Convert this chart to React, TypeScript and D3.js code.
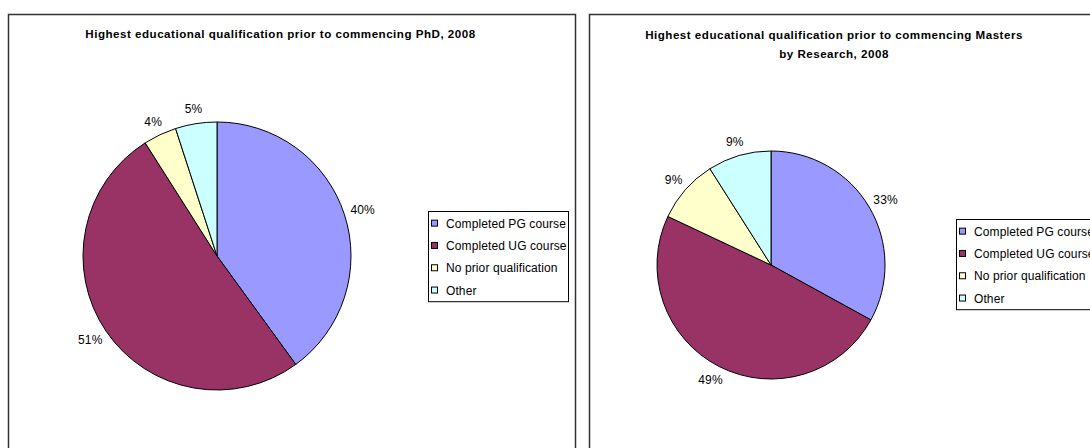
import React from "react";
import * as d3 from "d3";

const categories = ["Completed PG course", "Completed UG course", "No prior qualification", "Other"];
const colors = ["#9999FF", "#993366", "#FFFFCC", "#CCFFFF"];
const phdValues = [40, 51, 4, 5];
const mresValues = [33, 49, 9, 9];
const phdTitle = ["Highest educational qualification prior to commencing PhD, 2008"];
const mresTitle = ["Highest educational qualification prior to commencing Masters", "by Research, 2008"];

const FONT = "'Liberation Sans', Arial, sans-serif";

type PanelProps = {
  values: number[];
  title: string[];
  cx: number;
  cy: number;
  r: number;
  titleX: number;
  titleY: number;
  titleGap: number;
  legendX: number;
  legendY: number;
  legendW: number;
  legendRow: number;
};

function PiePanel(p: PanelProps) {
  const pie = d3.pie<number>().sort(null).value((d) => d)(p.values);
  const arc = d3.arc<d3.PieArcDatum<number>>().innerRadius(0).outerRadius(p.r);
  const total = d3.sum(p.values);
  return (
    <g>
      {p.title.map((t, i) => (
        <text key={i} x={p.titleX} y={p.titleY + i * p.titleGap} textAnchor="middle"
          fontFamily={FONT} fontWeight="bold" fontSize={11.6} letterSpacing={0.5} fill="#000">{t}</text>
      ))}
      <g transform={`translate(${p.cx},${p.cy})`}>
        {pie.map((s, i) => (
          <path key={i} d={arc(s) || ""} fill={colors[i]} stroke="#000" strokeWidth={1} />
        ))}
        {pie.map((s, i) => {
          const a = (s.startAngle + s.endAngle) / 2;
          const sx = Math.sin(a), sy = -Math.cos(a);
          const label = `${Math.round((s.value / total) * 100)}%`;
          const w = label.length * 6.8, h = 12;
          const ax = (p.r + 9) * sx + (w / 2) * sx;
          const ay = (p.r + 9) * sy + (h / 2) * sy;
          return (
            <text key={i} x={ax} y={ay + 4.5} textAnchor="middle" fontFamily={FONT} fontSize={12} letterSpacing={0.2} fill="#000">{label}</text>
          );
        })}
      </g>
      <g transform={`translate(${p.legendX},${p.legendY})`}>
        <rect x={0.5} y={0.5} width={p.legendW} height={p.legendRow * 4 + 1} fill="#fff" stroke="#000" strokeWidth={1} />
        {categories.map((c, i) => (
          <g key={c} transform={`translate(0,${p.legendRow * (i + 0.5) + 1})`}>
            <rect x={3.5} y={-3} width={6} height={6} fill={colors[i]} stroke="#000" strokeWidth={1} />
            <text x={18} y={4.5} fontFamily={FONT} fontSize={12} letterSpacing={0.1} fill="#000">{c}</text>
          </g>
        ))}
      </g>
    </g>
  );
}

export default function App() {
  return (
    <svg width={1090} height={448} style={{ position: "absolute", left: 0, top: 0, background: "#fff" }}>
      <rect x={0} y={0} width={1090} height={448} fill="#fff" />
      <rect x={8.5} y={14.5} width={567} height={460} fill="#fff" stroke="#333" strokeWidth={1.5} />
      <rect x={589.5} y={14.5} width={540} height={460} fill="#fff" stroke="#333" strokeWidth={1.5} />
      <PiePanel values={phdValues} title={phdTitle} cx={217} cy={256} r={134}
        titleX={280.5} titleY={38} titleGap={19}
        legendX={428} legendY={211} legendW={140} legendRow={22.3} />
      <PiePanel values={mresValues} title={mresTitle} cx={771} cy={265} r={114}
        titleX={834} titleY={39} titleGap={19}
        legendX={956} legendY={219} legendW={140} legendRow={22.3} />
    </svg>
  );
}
★ ★ ★ ★ ★
Show all lines from the data above in which the word "React" appears.

_TASK RESPONSE_.
Convert this chart to React, TypeScript and D3.js code.
import React from "react";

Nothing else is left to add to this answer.